Теперь, после знакомства с последними работами русских художников, Брюллов особенно ясно понял, почему его «Помпее» был оказан публикой такой горячий прием: в его полотне находили то, чего не видели в работах других — отражение современности, петербургской атмосферы. От него ждали, что именно он станет мастером, который обратится к действительной жизни, сумеет ответить на жгучие вопросы современности. Во всех адресованных ему похвалах таилось ожидание. Это звучало и в прессе московской и петербургской, и во всех устных приветствиях. Право, он и не предполагал, что разбудил в людях столько надежд. Особенно остро почувствовал это, когда как-то ему показали стихи молоденького мичмана Баласогло. Он был приятелем архитектора Норева, сочинившего ту самую кантату, что пели академисты в честь Брюллова, через Норева, видно, и пришли эти стихи в стены Академии. Волнуясь, читал Брюллов рукописный листок:
Не журналист, не художник — морской офицер да просто русский человек свидетельствовал Брюллову о глубоком понимании внутренней сути его замысла. Много лет спустя Брюллов вновь услышит его фамилию — Баласогло будет осужден по делу революционного кружка Петрашевского. Его устами обращалась к художнику молодая мыслящая Россия, одержимая идеями революционного преобразования. Она, эта молодая Россия, усмотрела в брюлловской картине жизнь, драму. Это она видела в художнике современный, то есть идущий в ритме со временем ум… Хватит ли у него сил, сможет ли он оправдать надежды соотечественников — вот в чем был главный вопрос. От него многого ждали. И это рождало в душе благодетельную для каждого творца уверенность, что его труд нужен людям.
С тем большим воодушевлением он берется за работу. Еще до исхода года он пишет несколько портретов. Портреты чередуются с первыми набросками композиции для «Осады Пскова». Работа над этим полотном, мучительная, сложная протянется долгих восемь лет, о ней говорить пока рано.
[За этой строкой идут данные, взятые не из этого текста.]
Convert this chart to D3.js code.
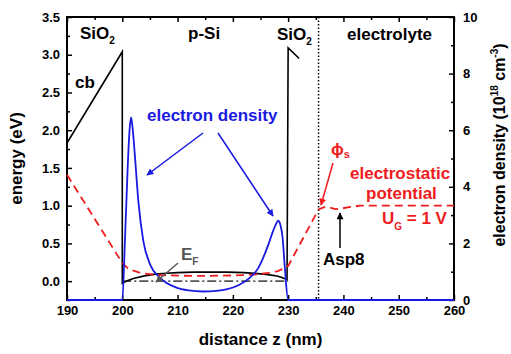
<!DOCTYPE html>
<html>
<head>
<meta charset="utf-8">
<script src="https://cdn.jsdelivr.net/npm/d3@7"></script>
<style>
  body { margin: 0; background: #fff; }
  svg { display: block; font-family: "Liberation Sans", Arial, sans-serif; font-weight: bold; }
  .tick text { font-size: 13px; font-weight: bold; fill: #000; }
</style>
</head>
<body>
<svg width="511" height="354"></svg>
<script>
// ---- data ----
// conduction band (left axis, eV): oxide, p-Si well, second oxide
const cbZ = [190, 200, 200, 201, 202, 204, 206, 208, 210, 213, 216, 219, 222, 224, 226, 228, 229, 229.8, 230, 232];
const cbE = [1.83, 3.04, -0.03, 0.01, 0.035, 0.07, 0.093, 0.105, 0.113, 0.12, 0.12, 0.12, 0.113, 0.103, 0.09, 0.068, 0.045, 0.02, 3.09, 2.95];

// electron density (right axis, 1e18 cm^-3)
const nZ = [190, 200, 200.5, 201.0, 201.35, 201.6, 201.85, 202.3, 202.9, 203.8, 205, 206.8, 209.8, 212, 214.6, 217, 219, 221, 223.1, 224.5, 225.5, 226.5, 227.3, 227.8, 228.2, 228.6, 229, 229.4, 230, 260];
const nVal = [0, 0, 2.2, 4.8, 6.1, 6.45, 6.1, 5.05, 3.5, 2.09, 1.27, 0.79, 0.44, 0.34, 0.30, 0.32, 0.38, 0.52, 0.79, 1.1, 1.5, 2.0, 2.45, 2.68, 2.8, 2.65, 2.2, 1.15, 0, 0];

// electrostatic potential (left axis)
const phiZ = [190, 200, 201, 202, 203, 204, 205.5, 207, 210, 215, 220, 223, 225, 226.5, 228, 229, 230, 235.5, 236.5, 237.5, 238.5, 239.5, 241, 243, 250, 260];
const phiVal = [1.41, 0.24, 0.17, 0.14, 0.115, 0.1, 0.088, 0.08, 0.072, 0.07, 0.075, 0.083, 0.095, 0.11, 0.13, 0.16, 0.2, 0.95, 0.98, 0.975, 0.955, 0.96, 0.98, 1.0, 1.0, 1.0];

// Fermi level
const efZ = [200, 230];
const efE = [0, 0];

const zInterface = 235.5;   // dotted line (Asp8 position)

// tick labels
const zTicks = [190, 200, 210, 220, 230, 240, 250, 260];
const zMinor = [195, 205, 215, 225, 235, 245, 255];
const eTicks = [0, 0.5, 1.0, 1.5, 2.0, 2.5, 3.0, 3.5];
const eMinor = [-0.25, 0.25, 0.75, 1.25, 1.75, 2.25, 2.75, 3.25];
const nTicks = [0, 2, 4, 6, 8, 10];
const nMinor = [1, 3, 5, 7, 9];

const blue = '#1a1ae0';
const red = '#ee1c1c';
const grey = '#555';

// ---- chart ----
const svg = d3.select('svg');
const pLeft = 67, pRight = 454, pTop = 17, pBottom = 300;

const x = d3.scaleLinear().domain([190, 260]).range([pLeft, pRight]);
const yE = d3.scaleLinear().domain([-0.25, 3.5]).range([pBottom, pTop]);
const yN = d3.scaleLinear().domain([0, 10]).range([pBottom, pTop]);

const defs = svg.append('defs');
const marker = (id, color) => defs.append('marker')
    .attr('id', id)
    .attr('viewBox', '0 0 10 10')
    .attr('refX', 9).attr('refY', 5)
    .attr('markerWidth', 9).attr('markerHeight', 7)
    .attr('markerUnits', 'userSpaceOnUse')
    .attr('orient', 'auto')
  .append('path')
    .attr('d', 'M0,0 L10,5 L0,10 z')
    .attr('fill', color);
marker('arBlue', blue);
marker('arRed', red);
marker('arBlack', '#000');
marker('arGrey', grey);

// axes (ticks point inward)
const axes = svg.append('g');
const addAxis = (axis, tr) => {
  const g = axes.append('g').attr('transform', tr).call(axis);
  g.select('.domain').remove();
  g.selectAll('.tick line').attr('stroke', '#000').attr('stroke-width', 1.5);
  return g;
};
addAxis(d3.axisBottom(x).tickValues(zTicks).tickSize(-5).tickPadding(6).tickFormat(d3.format('d')), `translate(0,${pBottom})`);
addAxis(d3.axisBottom(x).tickValues(zMinor).tickSize(-3).tickFormat(''), `translate(0,${pBottom})`);
addAxis(d3.axisTop(x).tickValues(zTicks).tickSize(-5).tickFormat(''), `translate(0,${pTop})`);
addAxis(d3.axisTop(x).tickValues(zMinor).tickSize(-3).tickFormat(''), `translate(0,${pTop})`);
addAxis(d3.axisLeft(yE).tickValues(eTicks).tickSize(-5).tickPadding(7).tickFormat(d3.format('.1f')), `translate(${pLeft},0)`);
addAxis(d3.axisLeft(yE).tickValues(eMinor).tickSize(-3).tickFormat(''), `translate(${pLeft},0)`);
addAxis(d3.axisRight(yN).tickValues(nTicks).tickSize(-5).tickPadding(9).tickFormat(d3.format('d')), `translate(${pRight},0)`);
addAxis(d3.axisRight(yN).tickValues(nMinor).tickSize(-3).tickFormat(''), `translate(${pRight},0)`);

svg.append('rect')
  .attr('x', pLeft).attr('y', pTop)
  .attr('width', pRight - pLeft).attr('height', pBottom - pTop)
  .attr('fill', 'none').attr('stroke', '#000').attr('stroke-width', 2);

// dotted interface line
svg.append('line')
  .attr('x1', x(zInterface)).attr('x2', x(zInterface))
  .attr('y1', pTop).attr('y2', pBottom)
  .attr('stroke', '#000').attr('stroke-width', 1.5)
  .attr('stroke-dasharray', '1.5,2');

const lineE = (zs, vs) => d3.line().x((d, i) => x(zs[i])).y(d => yE(d))(vs);

// Fermi level
svg.append('path')
  .attr('d', lineE(efZ, efE))
  .attr('fill', 'none').attr('stroke', grey).attr('stroke-width', 1.6)
  .attr('stroke-dasharray', '9,3,2,3');

// conduction band
svg.append('path')
  .attr('d', lineE(cbZ, cbE))
  .attr('fill', 'none').attr('stroke', '#000').attr('stroke-width', 1.6);

// potential
svg.append('path')
  .attr('d', lineE(phiZ, phiVal))
  .attr('fill', 'none').attr('stroke', red).attr('stroke-width', 1.8)
  .attr('stroke-dasharray', '8,5');

// electron density
svg.append('path')
  .attr('d', d3.line().x((d, i) => x(nZ[i])).y(d => yN(d)).curve(d3.curveMonotoneX)(nVal))
  .attr('fill', 'none').attr('stroke', blue).attr('stroke-width', 1.8);

// ---- labels ----
const label = (tx, ty, str, color, size) => svg.append('text')
  .attr('x', tx).attr('y', ty)
  .attr('fill', color || '#000')
  .attr('font-size', size || 17)
  .text(str);

const sio1 = label(80, 39, 'SiO');
sio1.append('tspan').attr('font-size', 10).attr('dy', 5).text('2');
label(188, 39, 'p-Si');
const sio2 = label(277, 40, 'SiO');
sio2.append('tspan').attr('font-size', 10).attr('dy', 5).text('2');
label(347, 40, 'electrolyte');
label(75, 88, 'cb');
label(147, 121, 'electron density', blue);

const phi = label(331, 155, 'ϕ', red);
phi.append('tspan').attr('font-size', 11).attr('dy', 3).text('s');
label(350, 179, 'electrostatic', red);
label(366, 199, 'potential', red);
const ug = label(382, 224, 'U', red);
ug.append('tspan').attr('font-size', 10).attr('dy', 6).text('G');
ug.append('tspan').attr('dy', -6).text(' = 1 V');
label(323, 265, 'Asp8');

const ef = label(181, 260, 'E', grey);
ef.append('tspan').attr('font-size', 10).attr('dy', 5).text('F');

// arrows
const arrow = (x1, y1, x2, y2, color, id) => svg.append('line')
  .attr('x1', x1).attr('y1', y1).attr('x2', x2).attr('y2', y2)
  .attr('stroke', color).attr('stroke-width', 1.5)
  .attr('marker-end', `url(#${id})`);
arrow(203, 133, 147, 175, blue, 'arBlue');
arrow(218, 133, 273, 216, blue, 'arBlue');
arrow(333, 163, 321, 205, red, 'arRed');
arrow(340, 248, 340, 213, '#000', 'arBlack');
arrow(178, 263, 156, 282, grey, 'arGrey');

// axis titles
svg.append('text')
  .attr('x', (pLeft + pRight) / 2).attr('y', 345)
  .attr('text-anchor', 'middle').attr('font-size', 17)
  .text('distance z (nm)');

svg.append('text')
  .attr('transform', `translate(22,${(pTop + pBottom) / 2}) rotate(-90)`)
  .attr('text-anchor', 'middle').attr('font-size', 17)
  .text('energy (eV)');

const rt = svg.append('text')
  .attr('transform', `translate(505,145) rotate(-90)`)
  .attr('text-anchor', 'middle').attr('font-size', 16);
rt.append('tspan').text('electron density (10');
rt.append('tspan').attr('font-size', 10).attr('dy', -7).text('18');
rt.append('tspan').attr('dy', 7).text(' cm');
rt.append('tspan').attr('font-size', 10).attr('dy', -7).text('-3');
rt.append('tspan').attr('dy', 7).text(')');
</script>
</body>
</html>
Среди портретов, написанных вскоре после приезда в Петербург, есть два, в которых особенно глубоко обнаруживаются и душевное состояние автора, и волнующие его мысли: портрет старого доброго знакомого генерала Василия Перовского и портрет человека, с которым судьба столкнула его только что, но который в ближайшие годы войдет в число самых близких, самых коротких друзей художника — Нестора Кукольника. Перовский, произведенный после сражения под Варной в генеральский чин, служил нынче губернатором Оренбургского края. Брюллов вообще терпеть не мог писать «служивых» людей, однако Перовский был личностью исключительной: мало кому в николаевское время удавалось так успешно сочетать, казалось бы, несочетаемое — блестящую карьеру на государственной службе и либеральный образ мышления, высокое понятие чести. Он был близок с Гоголем, с Жуковским. У него останавливался Пушкин, когда ездил в Оренбург собирать материалы о Пугачеве, и не кто иной, как Перовский, уберег поэта от тайного надзора там; юный Лермонтов, задыхаясь в петербургской атмосфере, хотел поехать с Перовским в Хиву. Он не побоится хоть сколько-то облегчить участь Шевченко, когда тот окажется в ссылке в Оренбургском крае. Однажды какой-то чересчур ретивый чиновник в чине генерала явится доложить Перовскому, что ссыльный арестант Шевченко, несмотря на высочайшее запрещение писать и рисовать, сделал несколько эскизов. Перовский, грозно взглянув на доносчика, значительным тоном молвит: «Генерал, я на это ухо глух; потрудитесь повторить мне с другой стороны то, что вы сказали!» Чиновник, поняв, в чем дело, обошел Перовского и начал говорить нечто, вовсе не имевшее касательства к Шевченко… Даже это было проявлением известной смелости со стороны губернатора, ведь генерал мог не погнушаться и донести о его поведении в Петербург. Геройство в николаевскую эпоху мерилось иными мерками, взвешенными атмосферой наушничества, послушания, всеобщего молчания.